Foreign banks that trade derivatives in Japan are once again in the line of fire.

As Japanese investors suffer the consequences of the global equity market turmoil, foreign banks are being blamed for depressing the prices of Japanese stocks. The allegations concern a derivative product linked to the Nikkei index which is being sold by large foreign banks.

An investor who buys an equity-linked bond is paid high interest (5 per cent, for example) and is promised the principal back as long as Nikkei index stays within a certain range throughout the life of the bond. However, if the index falls below a certain point, the investor loses some of the principal.

Observers say it is in the interest of foreign banks which sold these bonds to push the Nikkei down to avoid paying out millions of yen to investors. Hakuo Yanagisawa, financial services minister, earlier this month said: "Equity derivatives products have been accelerating the decline [in Japan's stock market]."

The Securities and Exchange Surveillance Commission, the regulator, has already asked some foreign brokerages for information about their trading of equity-linked bonds.

Last month the SESC found that traders at UBS Warburg Securities and Commerz Securities had been manipulating share prices to avoid making multi-million yen payments on exchangeable bonds. UBS subsequently said it had removed the trader responsible from that activity. SESC revealed that traders at both houses had driven share prices of individual companies down by placing a series of "lower-limit or no-limit" orders.

Foreign brokerages, meanwhile, point out that leading Japanese brokers and banks also arrange and distribute these products.

"The Japanese media are positioning it as a foreign [led phenomenon]," says one European trading house. "If anything is vaguely derivative or structured, it's linked to foreigners."

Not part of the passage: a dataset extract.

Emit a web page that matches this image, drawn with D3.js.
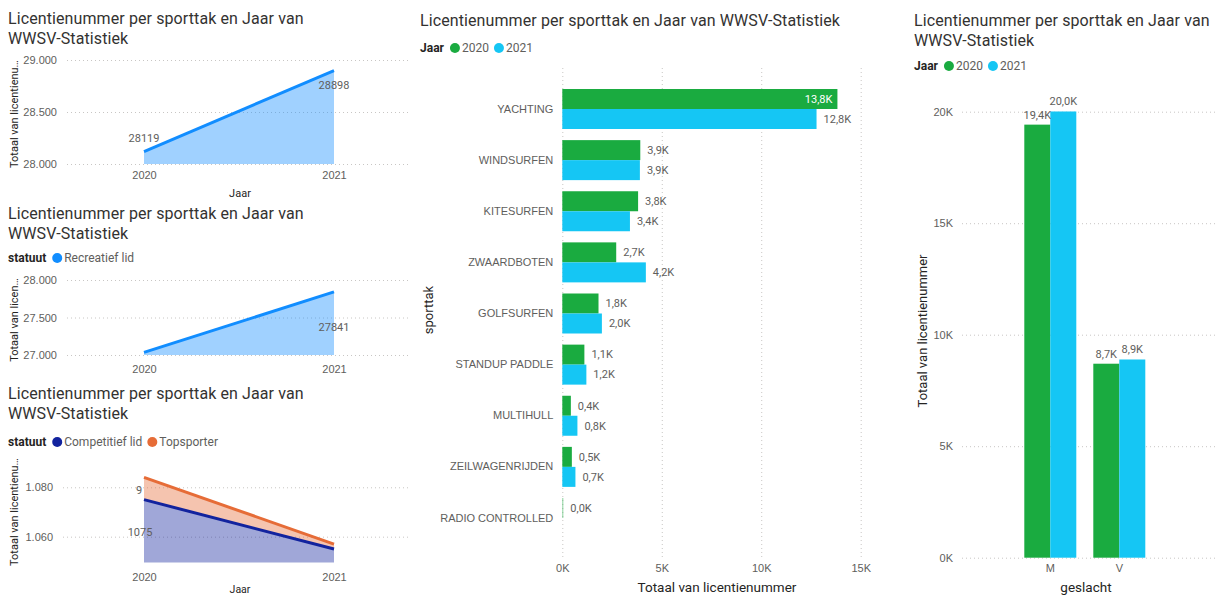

This is not the first time that foreigners have been made the scapegoat in Japan. In the early 1990s, the Japanese media blamed a "Jewish conspiracy" for bursting the share price "bubble" of the late 1980s. A few years later foreigners were blamed for triggering stock market volatility by trading futures. In 1998, fingers were pointed at foreign hedge funds for the plunge in banking stocks.

However, Sally Wilkinson, chief economist, at Daiwa SBCM Europe in London, says one of the main pressures on equity prices comes from Japanese financial institutions themselves, which have been selling their equity holdings ahead of new accounting rules being introduced on April 1.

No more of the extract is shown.